§ **Exercise aim**
Lines containing the string "chart" are to be collected in full.

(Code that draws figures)
• • •

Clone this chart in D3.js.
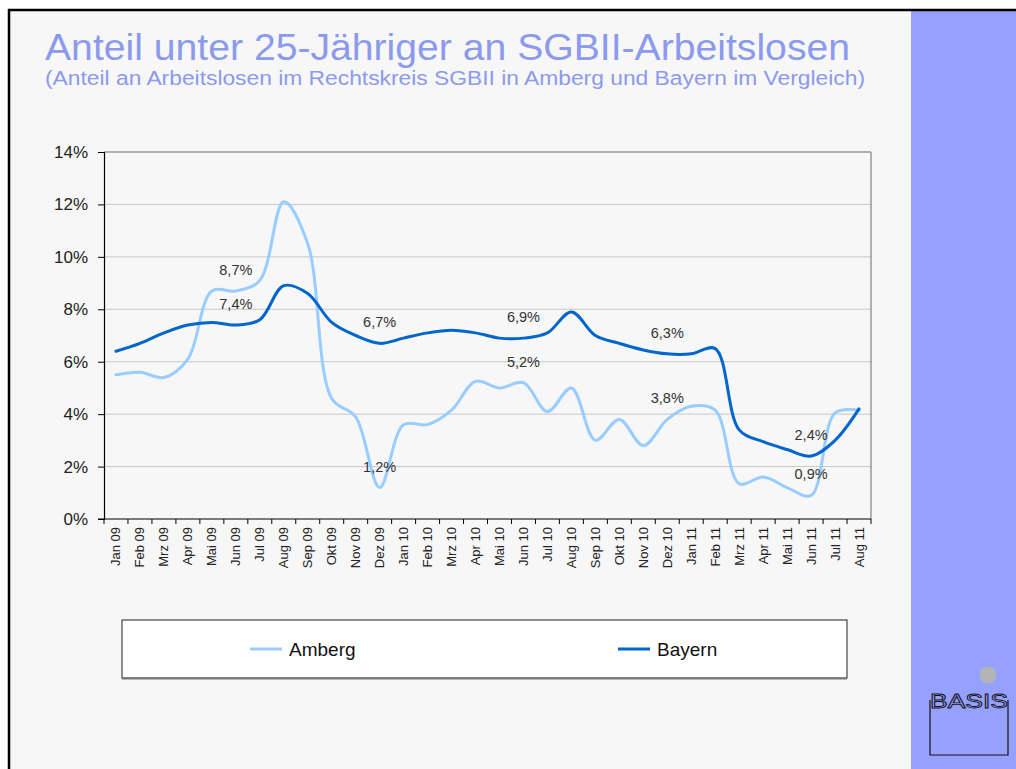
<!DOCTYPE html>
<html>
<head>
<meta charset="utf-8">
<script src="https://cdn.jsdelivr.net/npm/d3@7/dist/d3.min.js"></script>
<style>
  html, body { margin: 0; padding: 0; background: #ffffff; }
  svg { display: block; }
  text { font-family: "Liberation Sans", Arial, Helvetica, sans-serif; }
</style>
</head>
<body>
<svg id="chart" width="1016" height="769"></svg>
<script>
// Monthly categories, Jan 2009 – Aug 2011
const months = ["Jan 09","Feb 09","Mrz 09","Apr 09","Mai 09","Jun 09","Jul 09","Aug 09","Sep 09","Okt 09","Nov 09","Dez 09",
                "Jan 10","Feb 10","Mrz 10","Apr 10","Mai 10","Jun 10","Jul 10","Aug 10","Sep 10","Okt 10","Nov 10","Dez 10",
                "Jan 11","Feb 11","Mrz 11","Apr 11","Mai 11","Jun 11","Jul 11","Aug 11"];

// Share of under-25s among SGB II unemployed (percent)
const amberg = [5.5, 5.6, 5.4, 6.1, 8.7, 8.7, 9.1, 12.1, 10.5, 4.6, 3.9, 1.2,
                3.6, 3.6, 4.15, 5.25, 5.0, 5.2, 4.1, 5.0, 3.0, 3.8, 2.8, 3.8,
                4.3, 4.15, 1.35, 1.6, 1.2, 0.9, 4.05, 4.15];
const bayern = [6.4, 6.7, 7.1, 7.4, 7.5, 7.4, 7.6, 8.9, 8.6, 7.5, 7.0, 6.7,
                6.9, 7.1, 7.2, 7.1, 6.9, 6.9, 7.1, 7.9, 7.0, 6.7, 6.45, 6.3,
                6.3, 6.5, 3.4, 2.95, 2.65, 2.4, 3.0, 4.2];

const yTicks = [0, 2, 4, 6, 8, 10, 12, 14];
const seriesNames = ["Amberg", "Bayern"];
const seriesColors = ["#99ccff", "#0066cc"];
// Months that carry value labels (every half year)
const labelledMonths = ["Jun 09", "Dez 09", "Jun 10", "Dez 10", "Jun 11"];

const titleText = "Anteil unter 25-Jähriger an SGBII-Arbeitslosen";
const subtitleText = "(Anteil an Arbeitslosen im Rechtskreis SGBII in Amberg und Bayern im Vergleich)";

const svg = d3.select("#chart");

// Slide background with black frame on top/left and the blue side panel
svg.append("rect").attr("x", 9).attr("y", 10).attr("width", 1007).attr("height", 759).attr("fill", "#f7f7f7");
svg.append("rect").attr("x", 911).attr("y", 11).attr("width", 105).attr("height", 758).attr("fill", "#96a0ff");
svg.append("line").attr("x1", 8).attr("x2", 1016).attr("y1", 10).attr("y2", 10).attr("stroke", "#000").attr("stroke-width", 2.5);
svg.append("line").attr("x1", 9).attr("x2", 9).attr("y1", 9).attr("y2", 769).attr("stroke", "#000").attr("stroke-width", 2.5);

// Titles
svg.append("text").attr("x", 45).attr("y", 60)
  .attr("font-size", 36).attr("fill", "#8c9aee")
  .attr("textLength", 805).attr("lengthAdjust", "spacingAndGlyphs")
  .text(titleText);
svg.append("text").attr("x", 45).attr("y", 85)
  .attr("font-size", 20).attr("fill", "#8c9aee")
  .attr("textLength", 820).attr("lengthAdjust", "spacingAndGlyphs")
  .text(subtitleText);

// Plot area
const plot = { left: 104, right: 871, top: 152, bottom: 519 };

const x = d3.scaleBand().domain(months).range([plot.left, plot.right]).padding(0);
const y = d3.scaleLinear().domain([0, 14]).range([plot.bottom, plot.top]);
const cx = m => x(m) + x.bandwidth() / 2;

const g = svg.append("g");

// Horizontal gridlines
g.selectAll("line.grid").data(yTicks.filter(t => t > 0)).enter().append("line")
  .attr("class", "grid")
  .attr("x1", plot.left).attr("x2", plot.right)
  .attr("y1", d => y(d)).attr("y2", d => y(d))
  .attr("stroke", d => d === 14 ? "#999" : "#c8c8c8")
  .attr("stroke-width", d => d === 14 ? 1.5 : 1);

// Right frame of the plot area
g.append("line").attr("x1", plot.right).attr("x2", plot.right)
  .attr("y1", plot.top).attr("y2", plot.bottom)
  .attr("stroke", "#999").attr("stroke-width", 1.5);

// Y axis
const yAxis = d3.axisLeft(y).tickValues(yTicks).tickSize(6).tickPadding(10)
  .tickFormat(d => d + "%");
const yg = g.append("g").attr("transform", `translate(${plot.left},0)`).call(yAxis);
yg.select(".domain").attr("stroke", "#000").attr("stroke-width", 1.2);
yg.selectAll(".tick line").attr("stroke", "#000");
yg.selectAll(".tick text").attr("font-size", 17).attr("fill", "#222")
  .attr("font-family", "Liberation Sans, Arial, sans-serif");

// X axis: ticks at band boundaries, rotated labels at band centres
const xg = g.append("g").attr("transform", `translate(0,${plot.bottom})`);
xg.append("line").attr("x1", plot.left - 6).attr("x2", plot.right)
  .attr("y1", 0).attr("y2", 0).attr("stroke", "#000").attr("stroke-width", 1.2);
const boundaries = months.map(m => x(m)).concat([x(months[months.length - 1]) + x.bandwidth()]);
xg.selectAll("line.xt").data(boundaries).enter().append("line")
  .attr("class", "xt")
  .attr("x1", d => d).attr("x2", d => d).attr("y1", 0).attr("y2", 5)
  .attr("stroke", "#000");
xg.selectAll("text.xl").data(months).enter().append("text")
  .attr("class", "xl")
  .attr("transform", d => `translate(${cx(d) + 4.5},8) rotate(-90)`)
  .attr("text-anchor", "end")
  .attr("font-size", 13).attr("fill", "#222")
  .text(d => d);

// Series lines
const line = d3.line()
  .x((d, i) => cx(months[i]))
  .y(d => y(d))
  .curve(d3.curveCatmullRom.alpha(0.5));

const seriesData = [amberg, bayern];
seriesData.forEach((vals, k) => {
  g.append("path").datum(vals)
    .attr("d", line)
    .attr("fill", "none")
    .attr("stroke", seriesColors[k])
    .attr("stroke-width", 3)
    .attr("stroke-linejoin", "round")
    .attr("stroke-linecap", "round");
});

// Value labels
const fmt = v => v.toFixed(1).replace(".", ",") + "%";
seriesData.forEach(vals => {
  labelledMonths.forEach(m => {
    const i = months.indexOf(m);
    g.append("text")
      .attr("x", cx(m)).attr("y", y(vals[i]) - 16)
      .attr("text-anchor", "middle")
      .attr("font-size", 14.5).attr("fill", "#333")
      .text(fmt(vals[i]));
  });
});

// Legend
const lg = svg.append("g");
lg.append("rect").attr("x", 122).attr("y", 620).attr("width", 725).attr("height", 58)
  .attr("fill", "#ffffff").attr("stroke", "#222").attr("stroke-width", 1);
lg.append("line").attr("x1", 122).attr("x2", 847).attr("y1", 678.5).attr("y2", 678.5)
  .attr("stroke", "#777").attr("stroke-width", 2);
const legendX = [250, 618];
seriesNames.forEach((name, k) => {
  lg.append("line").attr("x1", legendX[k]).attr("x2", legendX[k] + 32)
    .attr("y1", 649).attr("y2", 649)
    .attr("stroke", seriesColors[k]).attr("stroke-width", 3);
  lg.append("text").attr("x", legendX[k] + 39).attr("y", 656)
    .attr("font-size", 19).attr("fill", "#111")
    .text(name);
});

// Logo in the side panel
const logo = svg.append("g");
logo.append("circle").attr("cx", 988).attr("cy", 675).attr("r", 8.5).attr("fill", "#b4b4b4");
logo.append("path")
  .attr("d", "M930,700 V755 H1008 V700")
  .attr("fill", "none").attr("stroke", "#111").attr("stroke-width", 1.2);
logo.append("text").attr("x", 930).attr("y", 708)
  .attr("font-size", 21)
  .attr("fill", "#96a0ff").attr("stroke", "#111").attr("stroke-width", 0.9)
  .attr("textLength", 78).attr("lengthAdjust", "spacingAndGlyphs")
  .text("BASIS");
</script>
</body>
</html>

• • •

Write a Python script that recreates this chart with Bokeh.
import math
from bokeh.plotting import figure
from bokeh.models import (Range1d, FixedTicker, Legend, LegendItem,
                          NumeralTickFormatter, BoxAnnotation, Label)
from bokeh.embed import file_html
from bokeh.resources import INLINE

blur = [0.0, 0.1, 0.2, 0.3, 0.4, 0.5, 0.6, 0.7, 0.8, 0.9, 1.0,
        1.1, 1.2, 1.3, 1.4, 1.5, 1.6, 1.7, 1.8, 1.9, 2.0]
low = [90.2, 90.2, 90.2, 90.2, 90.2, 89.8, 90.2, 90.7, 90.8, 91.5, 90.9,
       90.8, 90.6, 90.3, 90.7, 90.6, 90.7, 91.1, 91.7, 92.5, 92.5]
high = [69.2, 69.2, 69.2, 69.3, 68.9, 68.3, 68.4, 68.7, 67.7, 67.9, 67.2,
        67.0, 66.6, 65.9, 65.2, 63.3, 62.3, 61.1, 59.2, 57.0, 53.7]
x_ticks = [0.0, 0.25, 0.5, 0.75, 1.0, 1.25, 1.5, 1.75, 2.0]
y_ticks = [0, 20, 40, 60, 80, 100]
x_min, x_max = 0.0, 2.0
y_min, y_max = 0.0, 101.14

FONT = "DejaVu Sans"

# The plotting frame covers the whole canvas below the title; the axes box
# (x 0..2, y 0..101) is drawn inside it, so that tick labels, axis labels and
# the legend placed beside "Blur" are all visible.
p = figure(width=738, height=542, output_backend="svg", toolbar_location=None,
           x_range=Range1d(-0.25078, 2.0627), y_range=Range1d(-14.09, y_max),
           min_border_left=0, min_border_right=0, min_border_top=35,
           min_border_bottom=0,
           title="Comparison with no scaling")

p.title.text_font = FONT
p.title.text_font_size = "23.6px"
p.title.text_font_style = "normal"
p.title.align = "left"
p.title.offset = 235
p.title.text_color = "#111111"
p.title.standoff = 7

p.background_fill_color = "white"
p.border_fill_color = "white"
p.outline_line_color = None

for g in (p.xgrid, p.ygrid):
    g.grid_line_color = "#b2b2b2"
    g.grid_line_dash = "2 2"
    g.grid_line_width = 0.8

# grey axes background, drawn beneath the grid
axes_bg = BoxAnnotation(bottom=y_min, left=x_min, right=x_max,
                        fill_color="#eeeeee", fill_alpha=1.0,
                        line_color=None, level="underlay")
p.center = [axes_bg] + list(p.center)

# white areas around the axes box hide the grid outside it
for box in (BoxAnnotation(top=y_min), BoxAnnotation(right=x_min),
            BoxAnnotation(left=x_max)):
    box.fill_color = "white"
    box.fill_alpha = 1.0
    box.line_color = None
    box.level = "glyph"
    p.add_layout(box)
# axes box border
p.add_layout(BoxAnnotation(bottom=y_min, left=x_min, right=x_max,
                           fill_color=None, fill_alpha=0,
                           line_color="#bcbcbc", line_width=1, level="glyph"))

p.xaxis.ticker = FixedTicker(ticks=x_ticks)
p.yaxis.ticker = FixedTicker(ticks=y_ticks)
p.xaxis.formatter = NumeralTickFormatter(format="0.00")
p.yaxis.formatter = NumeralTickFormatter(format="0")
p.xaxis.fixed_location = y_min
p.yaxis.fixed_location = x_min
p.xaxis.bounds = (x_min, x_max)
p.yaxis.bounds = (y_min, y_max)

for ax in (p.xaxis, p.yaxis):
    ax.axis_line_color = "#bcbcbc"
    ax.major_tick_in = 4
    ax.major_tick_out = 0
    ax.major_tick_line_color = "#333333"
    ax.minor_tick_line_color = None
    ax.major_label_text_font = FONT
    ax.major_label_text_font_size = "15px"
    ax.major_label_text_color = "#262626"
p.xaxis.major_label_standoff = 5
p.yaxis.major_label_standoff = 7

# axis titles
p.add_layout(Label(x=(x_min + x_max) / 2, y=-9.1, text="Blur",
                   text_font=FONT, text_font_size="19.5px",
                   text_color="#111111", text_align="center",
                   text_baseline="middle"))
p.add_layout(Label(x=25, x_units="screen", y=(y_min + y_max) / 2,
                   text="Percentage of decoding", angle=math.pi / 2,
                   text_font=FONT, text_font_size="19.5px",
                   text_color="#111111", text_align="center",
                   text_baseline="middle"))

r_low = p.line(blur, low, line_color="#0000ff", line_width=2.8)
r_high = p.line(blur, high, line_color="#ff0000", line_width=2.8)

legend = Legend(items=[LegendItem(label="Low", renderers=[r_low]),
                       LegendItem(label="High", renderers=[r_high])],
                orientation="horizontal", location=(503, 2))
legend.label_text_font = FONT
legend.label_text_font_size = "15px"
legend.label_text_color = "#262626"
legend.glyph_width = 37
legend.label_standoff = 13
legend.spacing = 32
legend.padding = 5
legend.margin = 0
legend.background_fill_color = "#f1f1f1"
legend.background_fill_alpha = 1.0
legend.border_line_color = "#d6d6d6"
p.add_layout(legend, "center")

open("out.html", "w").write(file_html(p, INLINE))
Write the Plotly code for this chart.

• • •

§ **Exercise solution**
Clone this chart in D3.js.
<svg id="chart" width="1016" height="769"></svg>
const svg = d3.select("#chart");
Write a Python script that recreates this chart with Bokeh.
Write the Plotly code for this chart.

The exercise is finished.